I often get orders from people who have either seen my work at Farmers' Markets I go to, or see products for sale online at Kijiji.
I was contacted through email for an order for a sign with the family name on it, hanging from a post. I also had to supply the post!
When I get an order like this I use email to send links to signs I've previously made and shown here at my blog, or photos of signs I haven't yet posted. This way the client can choose from many different styles, colours, sizes, and fonts and settle on something they feel is suitable for what they want.
This lovely lady chose a white sign with black lettering. It is the same on both sides and will hang at the end of her driveway.
Now to make the post...
I purchased an 8 foot 4"x4" pressure treated post and cut about 3' off one end to use as the horizontal member. The vertical piece and horizontal piece will lock together with 1/2 of the depth of the wood cut out of each piece. (This is called a half-lap joint) Here is the pencil marking of what will come out of the vertical piece.
I use my sliding compound mitre saw to work away at the post. The saw can be set to only cut down to the width you want, so that it doesn't cut right through the post. In order to do that, you also need to set a scrap piece of wood between the piece you are cutting and the back fence. You can see where I have clamped a 4 x 4 piece to keep my post the correct distance to give a straight level cut.
Here you can see the full notch cut out. This is the same cut for both vertical and horizontal pieces.
Of course you need to be accurate with this in order for the pieces to fit tightly together.

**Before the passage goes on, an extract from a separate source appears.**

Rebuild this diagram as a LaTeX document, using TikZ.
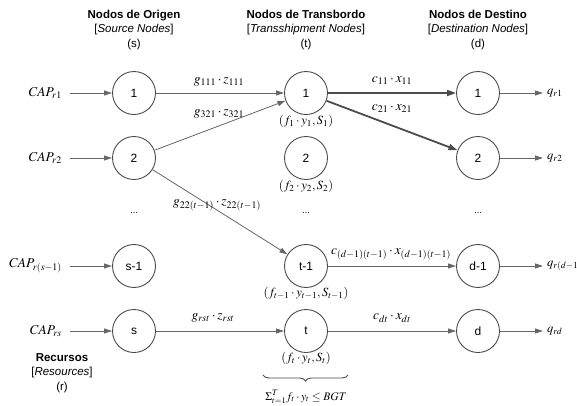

Here are the two notches cut out:
They are then fit together, fingers crossed...
I then drilled a hole in the center and used a large carriage bolt with a washer and nut on the back to hold the pieces together more firmly.
The sign then has eyes screwed into it and hooks into the crosspiece. This shows it at my house before delivery:
I also supplied a ground spike for the post to sit in, these are available at lumber or DIY type stores. It is hammered into the ground using first a short scrap piece of 4 x 4, and then the post is fit into it and screws in the top of the spike box are tightened.
Here is the sign at the owner's home:
Thanks to Sam for trusting in me to make just what she wanted for her family home.